How Rock and Roll can still shock: by being uncool



Paul Lester has a post up on the Guardian's blog about how rock and roll has lost its ability to shock. He argues that between the fallouts of R. Kelly, Britney Spears and Amy Winehouse, there's not much material left for music that can shock a society that no longer embraces a genteel spirit:
I went to review The Zutons, expecting to be surrounded by tweedy toffs and straw-chewing yokels, the only 21st century boy in the village. But distressingly, the locals in the pub where I stopped to ask for directions to the gig didn't resemble extras from An American Werewolf In London; they looked just like their big city counterparts, all 3G mobiles, designer jeans, sharp haircuts and T-shirts emblazoned with the usual sexually audacious slogans (the blokes, too). And I finally realised: everybody is cool, everybody is hip, everybody knows. It was a sad moment.
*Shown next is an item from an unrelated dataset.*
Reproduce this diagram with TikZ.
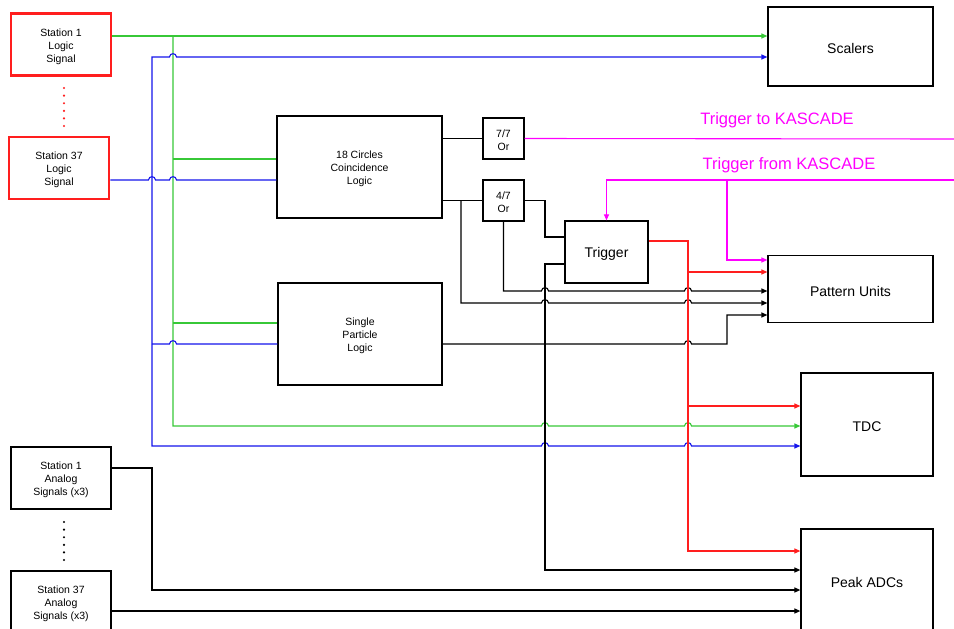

I believe Lester misses an enormous point. The past ability to shock comes not from the substance of the music, but from the style. Lester uses The Sex Pistols as a sort of gold standard for shocking music. But the enduring shock of The Sex Pistols was not their calls for anarchy or allusions to gas chambers, but by how little they actually resembled rock stars. The band were spazzy, outsider weirdos with more than a little attitude to spare, and by giving the impression of not caring while still rocking out, they inspired the whole British punk movement and everything that followed.

While yes, there's very little topical subject matter that can be still be found shocking, there's still room to take people aback, and Lester even alludes to it in his column. The conversion of anti-cool punk rock into cool indie rock is a major source of the problem, which is why a band that doesn't give a crap about fashion, isn't afraid to talk politics like most current bands are, but still finds some way to take their music in a new direction, is exactly the kind of band we've been needing for at least 5 years. I would argue we haven't had a band like that since The Jesus Lizard broke up.